Leonidas was a king not particularly suitable to his people. For though there were at that time at Sparta a general decline in manners, yet a greater revolt from the old habits appeared in him than in others. For having lived a long time among the great lords of Persia, and been a follower of king Seleucus, he unadvisedly thought to imitate, among Greek institutions and in a lawful government, the pride and assumption usual in those courts. Agis, on the contrary, in fineness of nature and elevation of mind, not only far excelled Leonidas, but in a manner all the kings that had reigned since the great Agesilaus.
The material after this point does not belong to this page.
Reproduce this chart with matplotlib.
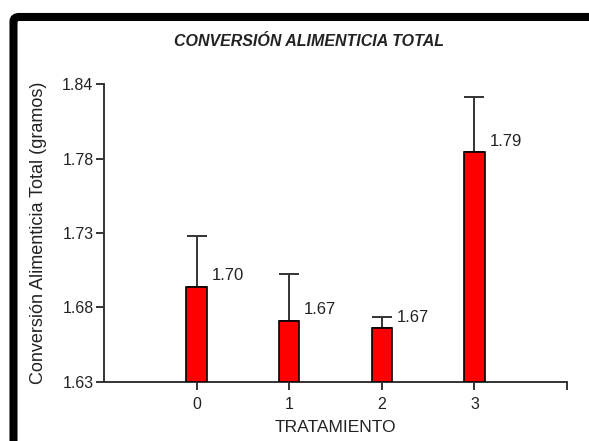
import numpy as np
import matplotlib
matplotlib.use("Agg")
import matplotlib.pyplot as plt
from matplotlib.patches import FancyBboxPatch

plt.rcParams['font.family'] = ['Liberation Sans', 'DejaVu Sans']

# data
tratamientos = ['0', '1', '2', '3']
medias = [1.697, 1.673, 1.668, 1.792]
errores = [0.036, 0.033, 0.008, 0.039]
etiquetas = ['1.70', '1.67', '1.67', '1.79']
yTicks = [1.63, 1.6825, 1.735, 1.7875, 1.84]
yTickLabels = ['1.63', '1.68', '1.73', '1.78', '1.84']

fig = plt.figure(figsize=(5.89, 4.41), dpi=100)
ax = fig.add_axes([0.1766, 0.1338, 0.7861, 0.6757])

# thick black frame (top and left visible)
frame = FancyBboxPatch((0.0229, -0.2), 1.3, 0.9615 + 0.2,
                       boxstyle="round,pad=0,rounding_size=0.01",
                       transform=fig.transFigure, fill=False,
                       edgecolor='black', linewidth=5.8)
fig.patches.append(frame)

x = np.arange(len(tratamientos))
ax.bar(x, np.array(medias) - 1.63, bottom=1.63, width=0.22,
       color='#ff0000', edgecolor='black', linewidth=1.2, zorder=3)
ax.errorbar(x, medias, yerr=[np.zeros(len(errores)), errores], fmt='none',
            ecolor='#333333', elinewidth=1.4, capsize=7.2, capthick=1.4, zorder=2)

for i in range(len(x)):
    ax.annotate(etiquetas[i], (x[i], medias[i]), xytext=(15, 11),
                textcoords='offset pixels', ha='left', va='center',
                fontsize=12, color='#222222')

ax.set_xlim(-1, 4)
ax.set_ylim(1.63, 1.84)
ax.set_xticks([0, 1, 2, 3, 4])
ax.set_xticklabels(tratamientos + [''])
ax.set_yticks(yTicks)
ax.set_yticklabels(yTickLabels)

for s in ['top', 'right']:
    ax.spines[s].set_visible(False)
for s in ['left', 'bottom']:
    ax.spines[s].set_color('#333333')
    ax.spines[s].set_linewidth(1.4)
ax.tick_params(axis='both', colors='#333333', labelcolor='#222222',
               labelsize=11.5, width=1.4, length=5.5)
ax.tick_params(axis='x', pad=5)
ax.tick_params(axis='y', pad=2)

ax.set_xlabel('TRATAMIENTO', fontsize=12.5, color='#222222', labelpad=6)
ax.set_ylabel('Conversión Alimenticia Total (gramos)', fontsize=13,
              color='#222222', labelpad=11)
fig.text(0.5246, 1 - 41 / 441, 'CONVERSIÓN ALIMENTICIA TOTAL', fontsize=11.5,
         fontweight='bold', fontstyle='italic', color='#222222',
         ha='center', va='center')

fig.savefig('out.png', dpi=100)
For though he had been bred very tenderly, in abundance and even in luxury, by his mother Agesistrata and his grandmother Archidamia, who were the wealthiest of the Lacedaemonians, yet before the age of twenty, he renounced all indulgence in pleasures. Withdrawing himself as far as possible from the gaiety and ornament which seemed becoming to the grace of his person, he made it his pride to appear in the coarse Spartan coat. In his meals, his bathings, and in all his exercises, he followed the old Laconian usage, and was often heard to say, he had no desire for the place of king, if he did not hope by means of that authority to restore their ancient laws and discipline.